Ce qui implique qu’elle devrait « agir comme il se doit » afin d’aider les libéraux à gagner leur réélection et à Trudeau de mener un deuxième mandat de premier ministre.

On s’attendait donc avant tout à ce que Wilson-Raybould soit l’obligée de Trudeau et de son parti, et ce, malgré l’importance de l’indépendance du rôle de ministre de la Justice, ce qui confirme le schéma décrit par Manne dans son livre. La misogynie est un mécanisme permettant de maintenir les femmes à leur place. Les femmes qui ne répondent pas aux demandes d’aide sont blâmées.

Les femmes qui n’apportent pas cette aide, mais qui de plus exigent d’être respectées et soutenues dans leurs projets sont perçues, selon Manne, comme étant « cupides, arrivistes et dominatrices, stridentes et caustiques, corrompues et indignes de confiance ».

Pressions sociales

Trudeau, comme nous tous, est soumis à des pressions sociales qui opèrent bien en deçà du niveau conscient. Souvent, ces pressions – dans ce cas la force du patriarcat – sont incompatibles avec nos engagements moraux. Le premier ministre peut être parfaitement sincère dans son féminisme, mais se trouver en difficulté par rapport à ses engagements dans le contexte d’institutions misogynes.

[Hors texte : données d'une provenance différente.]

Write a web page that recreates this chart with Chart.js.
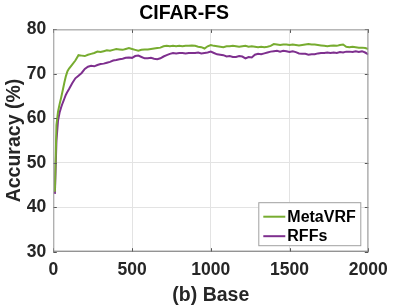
<!DOCTYPE html>
<html><head><meta charset="utf-8">
<script src="https://cdn.jsdelivr.net/npm/chart.js@4.4.1/dist/chart.umd.min.js"></script>
<style>html,body{margin:0;padding:0;background:#fff;overflow:hidden}canvas{display:block}</style>
</head><body>
<canvas id="c" width="407" height="305"></canvas>
<script>
const iterations = [10,20,30,40,50,60,70,80,90,100,
 120,140,160,180,200,220,240,260,280,300,320,340,360,380,400,420,440,460,480,500,
 520,540,560,580,600,620,640,660,680,700,720,740,760,780,800,820,840,860,880,900,
 920,940,960,980,1000,1020,1040,1060,1080,1100,1120,1140,1160,1180,1200,1220,1240,1260,1280,1300,
 1320,1340,1360,1380,1400,1420,1440,1460,1480,1500,1520,1540,1560,1580,1600,1620,1640,1660,1680,1700,
 1720,1740,1760,1780,1800,1820,1840,1860,1880,1900,1920,1940,1960,1980,2000];
const metaVRF = [43.5,58.5,61.5,63.2,64.7,66.3,68.0,69.5,70.6,71.2,
 72.1,73.0,74.2,74.1,74.0,74.3,74.5,74.7,75.0,74.9,75.1,75.3,75.2,75.4,75.6,75.5,75.4,75.6,75.8,75.6,
 75.4,75.2,75.4,75.5,75.5,75.6,75.7,75.8,75.9,76.2,76.3,76.2,76.3,76.2,76.3,76.2,76.3,76.3,76.4,76.3,
 76.1,76.0,75.7,76.2,76.5,76.3,76.2,76.1,76.0,76.2,76.2,76.3,76.2,76.1,76.2,76.3,76.1,76.2,76.1,76.0,
 76.1,76.0,76.1,76.3,76.7,76.6,76.5,76.6,76.6,76.5,76.6,76.5,76.4,76.5,76.6,76.7,76.6,76.6,76.5,76.4,
 76.3,76.2,76.3,76.4,76.3,76.5,76.6,76.1,76.0,76.1,76.0,75.9,75.9,75.8,75.6];
const rffs = [43.0,55.0,59.5,61.3,62.5,63.5,64.4,65.3,66.0,66.6,
 67.9,69.0,69.6,70.2,71.1,71.6,71.8,71.7,72.0,72.2,72.3,72.5,72.7,73.0,73.1,73.3,73.4,73.6,73.7,73.6,
 74.0,74.1,73.8,73.5,73.5,73.6,73.4,73.3,73.5,73.9,74.2,74.5,74.7,74.6,74.7,74.7,74.6,74.7,74.7,74.7,
 74.8,74.6,74.7,74.8,75.0,74.7,74.4,74.3,74.2,73.9,74.0,73.8,73.8,74.0,73.9,73.5,73.8,73.7,74.3,74.5,
 74.4,74.6,74.8,75.0,75.1,75.2,75.0,75.2,75.1,74.9,75.1,74.9,74.6,74.5,74.5,74.3,74.4,74.4,74.6,74.7,
 74.7,74.8,74.7,74.8,74.7,74.9,74.8,75.0,75.0,74.9,75.1,74.9,75.1,74.8,74.4];
const xTicks = [0,500,1000,1500,2000];
const yTicks = [30,40,50,60,70,80];
const seriesNames = ['MetaVRF','RFFs'];
const seriesColors = ['#77AC30','#7E2F8E'];

const FONT = "'Liberation Sans', Arial, Helvetica, sans-serif";
const TXT = '#262626';

const boxPlugin = {
  id: 'matlabBox',
  afterDatasetsDraw(chart) {
    const {ctx, chartArea: a, scales} = chart;
    ctx.save();
    ctx.strokeStyle = '#555';
    ctx.lineWidth = 1;
    const tl = 3.5;
    ctx.beginPath();
    xTicks.forEach(v => {
      const x = Math.round(scales.x.getPixelForValue(v)) + 0.5;
      ctx.moveTo(x, a.bottom); ctx.lineTo(x, a.bottom - tl);
      ctx.moveTo(x, a.top); ctx.lineTo(x, a.top + tl);
    });
    yTicks.forEach(v => {
      const y = Math.round(scales.y.getPixelForValue(v)) + 0.5;
      ctx.moveTo(a.left, y); ctx.lineTo(a.left + tl, y);
      ctx.moveTo(a.right, y); ctx.lineTo(a.right - tl, y);
    });
    ctx.stroke();
    ctx.strokeStyle = '#9a9a9a';
    ctx.beginPath();
    ctx.moveTo(a.left + 0.5, a.bottom); ctx.lineTo(a.left + 0.5, a.top + 0.5);
    ctx.lineTo(a.right - 0.5, a.top + 0.5); ctx.lineTo(a.right - 0.5, a.bottom);
    ctx.stroke();
    ctx.strokeStyle = '#707070';
    ctx.beginPath();
    ctx.moveTo(a.left, a.bottom - 0.5); ctx.lineTo(a.right, a.bottom - 0.5);
    ctx.stroke();
    const bw = 103, bh = 44;
    const bx = a.right - 7 - bw, by = a.bottom - 5.5 - bh;
    ctx.fillStyle = '#fff';
    ctx.fillRect(bx, by, bw, bh);
    ctx.strokeStyle = '#a0a0a0';
    ctx.strokeRect(bx + 0.5, by + 0.5, bw - 1, bh - 1);
    ctx.font = "bold 16px " + FONT;
    ctx.textBaseline = 'middle';
    ctx.textAlign = 'left';
    const rows = [by + 14.5, by + 34];
    chart.data.datasets.forEach((ds, i) => {
      ctx.strokeStyle = ds.borderColor;
      ctx.lineWidth = 2;
      ctx.beginPath();
      ctx.moveTo(bx + 5, rows[i]); ctx.lineTo(bx + 27, rows[i]);
      ctx.stroke();
      ctx.fillStyle = '#000';
      ctx.fillText(ds.label, bx + 29, rows[i] + 0.5);
    });
    ctx.restore();
  }
};

new Chart(document.getElementById('c'), {
  type: 'line',
  data: {
    datasets: [
      { label: seriesNames[0], data: iterations.map((x, i) => ({x, y: metaVRF[i]})),
        borderColor: seriesColors[0], borderWidth: 2, pointRadius: 0, tension: 0, fill: false },
      { label: seriesNames[1], data: iterations.map((x, i) => ({x, y: rffs[i]})),
        borderColor: seriesColors[1], borderWidth: 2, pointRadius: 0, tension: 0, fill: false }
    ]
  },
  options: {
    responsive: false,
    animation: false,
    events: [],
    layout: { padding: { left: 0, right: 38.7, top: 0, bottom: 0 } },
    plugins: {
      legend: { display: false },
      tooltip: { enabled: false },
      title: {
        display: true, text: 'CIFAR-FS', color: '#000',
        font: { family: FONT, size: 19.5, weight: 'bold', lineHeight: 1.2 },
        padding: { top: 2, bottom: 4 }
      }
    },
    scales: {
      x: {
        type: 'linear', min: 0, max: 2000,
        afterBuildTicks: s => { s.ticks = xTicks.map(v => ({ value: v })); },
        afterFit: s => { s.height = 53.3; },
        grid: { color: '#e3e3e3', drawTicks: false },
        border: { display: false },
        ticks: { color: TXT, padding: 8, maxRotation: 0, callback: v => String(v),
          font: { family: FONT, size: 17.5, weight: 'bold' } },
        title: { display: true, text: '(b) Base', color: TXT,
          font: { family: FONT, size: 19.5, weight: 'bold', lineHeight: 1 },
          padding: { top: 0, bottom: 0 } }
      },
      y: {
        type: 'linear', min: 30, max: 80,
        afterBuildTicks: s => { s.ticks = yTicks.map(v => ({ value: v })); },
        afterFit: s => { s.width = 53.3; },
        grid: { color: '#e3e3e3', drawTicks: false },
        border: { display: false },
        ticks: { color: TXT, padding: 7, callback: v => String(v),
          font: { family: FONT, size: 17.5, weight: 'bold' } },
        title: { display: true, text: 'Accuracy (%)', color: TXT,
          font: { family: FONT, size: 19.5, weight: 'bold', lineHeight: 1 },
          padding: { top: 5, bottom: 0 } }
      }
    }
  },
  plugins: [boxPlugin]
});
</script>
</body></html>
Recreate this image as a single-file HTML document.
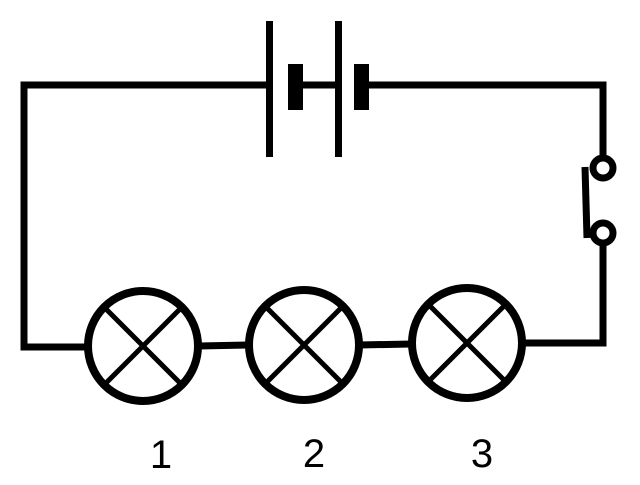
<!DOCTYPE html>
<html><head><style>html,body{margin:0;padding:0;background:#fff}</style></head><body>
<svg width="640" height="480" viewBox="0 0 640 480" xmlns="http://www.w3.org/2000/svg">
<g fill="none" stroke="#000" stroke-width="7">
<polyline points="269,85 24,85 24,347 88,347"/>
<line x1="295" y1="85" x2="338" y2="85"/>
<polyline points="361,85 603,85 603,158"/>
<polyline points="603,243 603,343 524,343"/>
<circle cx="603" cy="168" r="10"/>
<circle cx="603" cy="233" r="10"/>
<line x1="585" y1="167" x2="587" y2="238"/>
<line x1="199" y1="346" x2="248" y2="345"/>
<line x1="359" y1="345" x2="411" y2="344"/>
<g stroke-width="8">
<circle cx="143" cy="346" r="55"/>
<circle cx="304" cy="345" r="55"/>
<circle cx="467" cy="343" r="55"/>
</g>
<g stroke-width="5">
<line x1="104" y1="307" x2="182" y2="385"/><line x1="182" y1="307" x2="104" y2="385"/>
<line x1="265" y1="306" x2="343" y2="384"/><line x1="343" y1="306" x2="265" y2="384"/>
<line x1="428" y1="304" x2="506" y2="382"/><line x1="506" y1="304" x2="428" y2="382"/>
</g>
</g>
<rect x="266" y="21" width="7" height="136" fill="#000"/>
<rect x="335" y="21" width="7" height="136" fill="#000"/>
<rect x="288" y="64" width="15" height="46" fill="#000"/>
<rect x="354" y="64" width="15" height="46" fill="#000"/>
<g font-family="Liberation Sans, sans-serif" font-size="40" fill="#000" text-anchor="middle">
<text x="161" y="468">1</text>
<text x="314" y="467">2</text>
<text x="482" y="467">3</text>
</g>
</svg>
</body></html>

Le sentiment de trahison éprouvé par Trudeau quand il exprimait sa difficile relation avec Wilson-Raybould est la conséquence de ces pressions sociales et attentes genrées.

Si quelqu’une devait se sentir trahie, c’est bien Willson-Raybould. La ministre de la justice devrait pouvoir compter sur le soutien du premier ministre afin de jouer son rôle de patronne du système judiciaire canadien.

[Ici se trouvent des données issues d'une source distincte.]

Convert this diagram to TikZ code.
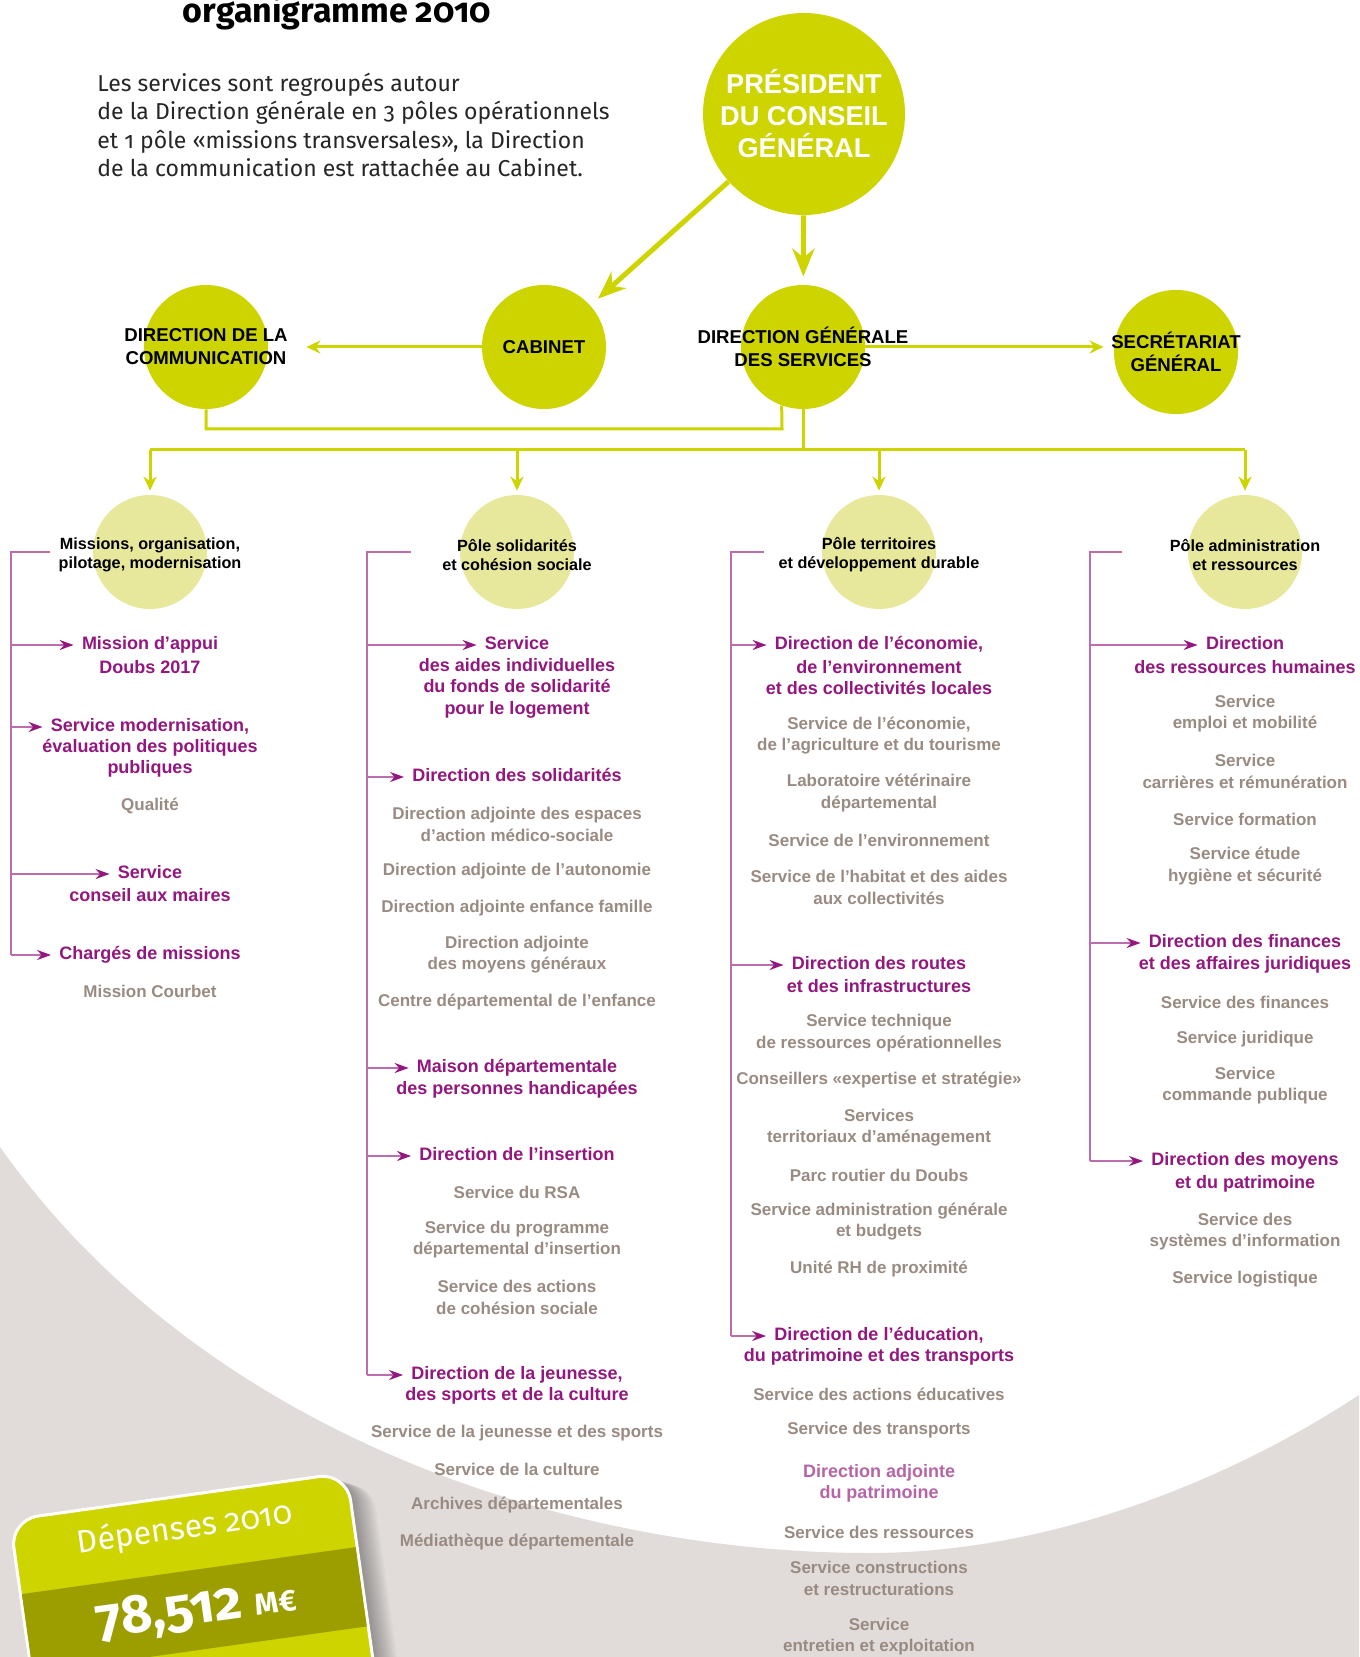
\documentclass[tikz,border=0pt]{standalone}
\usepackage{fontspec}
\setmainfont{Liberation Sans}
\newfontfamily\firafont[Numbers=OldStyle]{Fira Sans}
\usepackage{tikz}
\usetikzlibrary{arrows.meta}

\definecolor{limec}{HTML}{CDD400}
\definecolor{polefill}{HTML}{E8E89C}
\definecolor{magc}{HTML}{93177F}
\definecolor{brkc}{HTML}{BC6DAE}
\definecolor{grayt}{HTML}{9A8B82}
\definecolor{palemag}{HTML}{B565A7}
\definecolor{bgc}{HTML}{E1DCDA}
\definecolor{olivec}{HTML}{9C9E00}

\tikzset{
  bigc/.style={circle,fill=limec,minimum size=62pt,inner sep=0pt},
  presc/.style={circle,fill=limec,minimum size=101pt,inner sep=0pt},
  polec/.style={circle,fill=polefill,minimum size=57pt,inner sep=0pt},
  toptxt/.style={align=center,inner sep=0pt,font=\bfseries\fontsize{9.3}{11.6}\selectfont},
  prestxt/.style={align=center,inner sep=0pt,text=white,font=\bfseries\fontsize{13.6}{16}\selectfont},
  poletxt/.style={align=center,inner sep=0pt,yshift=-1.5pt,font=\bfseries\fontsize{8.1}{9.5}\selectfont},
  head/.style={text=magc,inner sep=2pt,text height=6.6pt,text depth=1.9pt,font=\bfseries\fontsize{9}{10.7}\selectfont},
  headb/.style={text=magc,align=center,inner sep=0pt,font=\bfseries\fontsize{9}{10.7}\selectfont},
  sub/.style={text=grayt,align=center,inner sep=0pt,font=\bfseries\fontsize{8.5}{10.6}\selectfont},
  bigarr/.style={limec,line width=2.5pt,-{Stealth[length=14pt,width=11pt]}},
  smarr/.style={limec,line width=1.5pt,-{Stealth[length=7pt,width=6.5pt]}},
  lk/.style={limec,line width=1.5pt},
  brk/.style={brkc,line width=0.75pt},
  marr/.style={brkc,line width=0.75pt,shorten >=2pt,-{Stealth[length=7pt,width=5pt,color=magc]}}
}

\begin{document}
\begin{tikzpicture}[x=0.5pt,y=-0.5pt]
\useasboundingbox (0,0) rectangle (1359,1657);
\clip (0,0) rectangle (1359,1657);
\fill[white] (0,0) rectangle (1359,1657);
\fill[bgc] (0,1147) .. controls (200,1430) and (560,1553) .. (870,1553)
  .. controls (1050,1553) and (1230,1480) .. (1359,1395) -- (1359,1657) -- (0,1657) -- cycle;

% title and intro
\node[anchor=base,inner sep=0pt,font=\firafont\bfseries\fontsize{17}{20}\selectfont] (title) at (337,23) {organigramme 2010};
\node[anchor=west,align=left,inner sep=0pt,text=black!85,font=\firafont\fontsize{11.5}{14.25}\selectfont] (intro) at (97,125)
  {Les services sont regroupés autour\\de la Direction générale en 3 pôles opérationnels\\et 1 pôle «missions transversales», la Direction\\de la communication est rattachée au Cabinet.};

% top level
\node[presc,label={[prestxt]center:{PRÉSIDENT\\DU CONSEIL\\GÉNÉRAL}}] (pres) at (804,114) {};
\node[bigc,label={[toptxt]center:{DIRECTION DE LA\\COMMUNICATION}}] (com) at (206,347) {};
\node[bigc,label={[toptxt]center:CABINET}] (cab) at (544,347) {};
\node[bigc,label={[toptxt]center:{DIRECTION GÉNÉRALE\\DES SERVICES}}] (dgs) at (803,347) {};
\node[bigc,label={[toptxt]center:{SECRÉTARIAT\\GÉNÉRAL}}] (sg) at (1176,352) {};

\draw[bigarr,shorten >=4pt] (pres) -- (dgs);
\draw[bigarr,shorten >=5pt] (pres) -- (cab);
\draw[smarr,shorten >=19pt] (cab) -- (com);
\draw[smarr,shorten >=5pt] (dgs.east) -- (dgs.east -| sg.west);
\coordinate (jcom) at (782,429);
\draw[lk] (com.south) |- (jcom) -- (dgs.-110);

% poles
\node[polec,label={[poletxt]center:{Missions, organisation,\\pilotage, modernisation}}] (p1) at (150,552) {};
\node[polec,label={[poletxt]center:{Pôle solidarités\\et cohésion sociale}}] (p2) at (517,552) {};
\node[polec,label={[poletxt]center:{Pôle territoires\\et développement durable}}] (p3) at (879,552) {};
\node[polec,label={[poletxt]center:{Pôle administration\\et ressources}}] (p4) at (1245,552) {};

\coordinate (bus) at (803,450);
\draw[lk] (dgs.south) -- (bus);
\draw[lk] (p1 |- bus) -- (p4 |- bus);
\foreach \p in {p1,p2,p3,p4}
  \draw[smarr,shorten >=2pt] (\p |- bus) -- (\p.north);

% column 1
\node[head] (h11) at (150,645) {Mission d’appui};
\node[headb] (h11b) at (150,667) {Doubs 2017};
\node[head] (h12) at (150,727) {Service modernisation,};
\node[headb] (h12b) at (150,758.5) {évaluation des politiques\\publiques};
\node[sub] (s11) at (150,806) {Qualité};
\node[head] (h13) at (150,874) {Service};
\node[headb] (h13b) at (150,895) {conseil aux maires};
\node[head] (h14) at (150,955) {Chargés de missions};
\node[sub] (s12) at (150,991) {Mission Courbet};

% column 2
\node[head] (h21) at (517,645) {Service};
\node[headb] (h21b) at (517,688) {des aides individuelles\\du fonds de solidarité\\pour le logement};
\node[head] (h22) at (517,777) {Direction des solidarités};
\node[sub] (s21) at (517,824.5) {Direction adjointe des espaces\\d’action médico-sociale};
\node[sub] (s22) at (517,871) {Direction adjointe de l’autonomie};
\node[sub] (s23) at (517,908) {Direction adjointe enfance famille};
\node[sub] (s24) at (517,955) {Direction adjointe\\des moyens généraux};
\node[sub] (s25) at (517,1002) {Centre départemental de l’enfance};
\node[head] (h23) at (517,1068) {Maison départementale};
\node[headb] (h23b) at (517,1090) {des personnes handicapées};
\node[head] (h24) at (517,1156) {Direction de l’insertion};
\node[sub] (s26) at (517,1192) {Service du RSA};
\node[sub] (s27) at (517,1239.5) {Service du programme\\départemental d’insertion};
\node[sub] (s28) at (517,1297.5) {Service des actions\\de cohésion sociale};
\node[head] (h25) at (517,1375) {Direction de la jeunesse,};
\node[headb] (h25b) at (517,1396) {des sports et de la culture};
\node[sub] (s29) at (517,1433) {Service de la jeunesse et des sports};
\node[sub] (s2a) at (517,1469) {Service de la culture};
\node[sub] (s2b) at (517,1505) {Archives départementales};
\node[sub] (s2c) at (517,1542) {Médiathèque départementale};

% column 3
\node[head] (h31) at (879,645) {Direction de l’économie,};
\node[headb] (h31b) at (879,677.5) {de l’environnement\\et des collectivités locales};
\node[sub] (s31) at (879,735.5) {Service de l’économie,\\de l’agriculture et du tourisme};
\node[sub] (s32) at (879,793) {Laboratoire vétérinaire\\départemental};
\node[sub] (s33) at (879,840) {Service de l’environnement};
\node[sub] (s34) at (879,887.5) {Service de l’habitat et des aides\\aux collectivités};
\node[head] (h32) at (879,965) {Direction des routes};
\node[headb] (h32b) at (879,986) {et des infrastructures};
\node[sub] (s35) at (879,1033) {Service technique\\de ressources opérationnelles};
\node[sub] (s36) at (879,1080) {Conseillers «expertise et stratégie»};
\node[sub] (s37) at (879,1127.5) {Services\\territoriaux d’aménagement};
\node[sub] (s38) at (879,1175) {Parc routier du Doubs};
\node[sub] (s39) at (879,1221.5) {Service administration générale\\et budgets};
\node[sub] (s3a) at (879,1269) {Unité RH de proximité};
\node[head] (h33) at (879,1336) {Direction de l’éducation,};
\node[headb] (h33b) at (879,1357) {du patrimoine et des transports};
\node[sub] (s3b) at (879,1394) {Service des actions éducatives};
\node[sub] (s3c) at (879,1430) {Service des transports};
\node[sub,text=palemag,font=\bfseries\fontsize{9}{10.7}\selectfont] (s3d) at (879,1483.5) {Direction adjointe\\du patrimoine};
\node[sub] (s3e) at (879,1532) {Service des ressources};
\node[sub] (s3f) at (879,1578.5) {Service constructions\\et restructurations};
\node[sub] (s3g) at (879,1636.5) {Service\\entretien et exploitation};

% column 4
\node[head] (h41) at (1245,645) {Direction};
\node[headb] (h41b) at (1245,667) {des ressources humaines};
\node[sub] (s41) at (1245,714) {Service\\emploi et mobilité};
\node[sub] (s42) at (1245,771.5) {Service\\carrières et rémunération};
\node[sub] (s43) at (1245,819) {Service formation};
\node[sub] (s44) at (1245,866) {Service étude\\hygiène et sécurité};
\node[head] (h42) at (1245,943) {Direction des finances};
\node[headb] (h42b) at (1245,965) {et des affaires juridiques};
\node[sub] (s45) at (1245,1002) {Service des finances};
\node[sub] (s46) at (1245,1039) {Service juridique};
\node[sub] (s47) at (1245,1085.5) {Service\\commande publique};
\node[head] (h43) at (1245,1161) {Direction des moyens};
\node[headb] (h43b) at (1245,1184) {et du patrimoine};
\node[sub] (s48) at (1245,1231.5) {Service des\\systèmes d’information};
\node[sub] (s49) at (1245,1279) {Service logistique};

% brackets
\coordinate (b1) at (11,552);   \coordinate (b1s) at (50,552);
\coordinate (b2) at (367,552);  \coordinate (b2s) at (411,552);
\coordinate (b3) at (731,552);  \coordinate (b3s) at (764,552);
\coordinate (b4) at (1090,552); \coordinate (b4s) at (1122,552);
\draw[brk] (b1s) -- (b1) -- (b1 |- h14);
\draw[brk] (b2s) -- (b2) -- (b2 |- h25);
\draw[brk] (b3s) -- (b3) -- (b3 |- h33);
\draw[brk] (b4s) -- (b4) -- (b4 |- h43);
\foreach \h in {h11,h12,h13,h14} \draw[marr] (b1 |- \h) -- (\h.west);
\foreach \h in {h21,h22,h23,h24,h25} \draw[marr] (b2 |- \h) -- (\h.west);
\foreach \h in {h31,h32,h33} \draw[marr] (b3 |- \h) -- (\h.west);
\foreach \h in {h41,h42,h43} \draw[marr] (b4 |- \h) -- (\h.west);

% budget card
\begin{scope}[shift={(10,1520)},rotate=8,transform shape]
\foreach \s in {2,4,...,24}
  \fill[black,opacity=0.03,rounded corners=14pt] (\s,320) -- (\s,\s/2) -- (340+\s,\s/2) -- (340+\s,320) -- cycle;
\filldraw[fill=limec,draw=white,line width=1.5pt,rounded corners=14pt] (0,320) -- (0,0) -- (340,0) -- (340,320);
\fill[olivec] (1.5,75) rectangle (338.5,155);
\node[text=white,inner sep=0pt,font=\firafont\fontsize{16}{18}\selectfont] (dep) at (172,33) {Dépenses 2010};
\node[text=white,inner sep=0pt,font=\firafont\bfseries\fontsize{27}{30}\selectfont] (amt) at (172,115) {78,512 {\fontsize{15}{15}\selectfont M€}};
\end{scope}
\end{tikzpicture}
\end{document}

Le scandale SNC-Lavalin nous rappelle qu’au gouvernement, la politique importe plus que les engagements moraux des individus. Le féminisme de Trudeau n’a pu le protéger de l’échec personnel infligé par les conclusions du commissaire à l’éthique comme quoi il a abusé de sa position d’autorité pour faire plier Wilson-Raybould.

Une politique ferme du bureau du premier ministre garantissant l’indépendance de la ministre de la Justice aurait pu lui éviter ce problème dès le moment où Wilson-Raybould l’a prévenu du risque qu’il prenait à intervenir dans le dossier SNC Lavalin.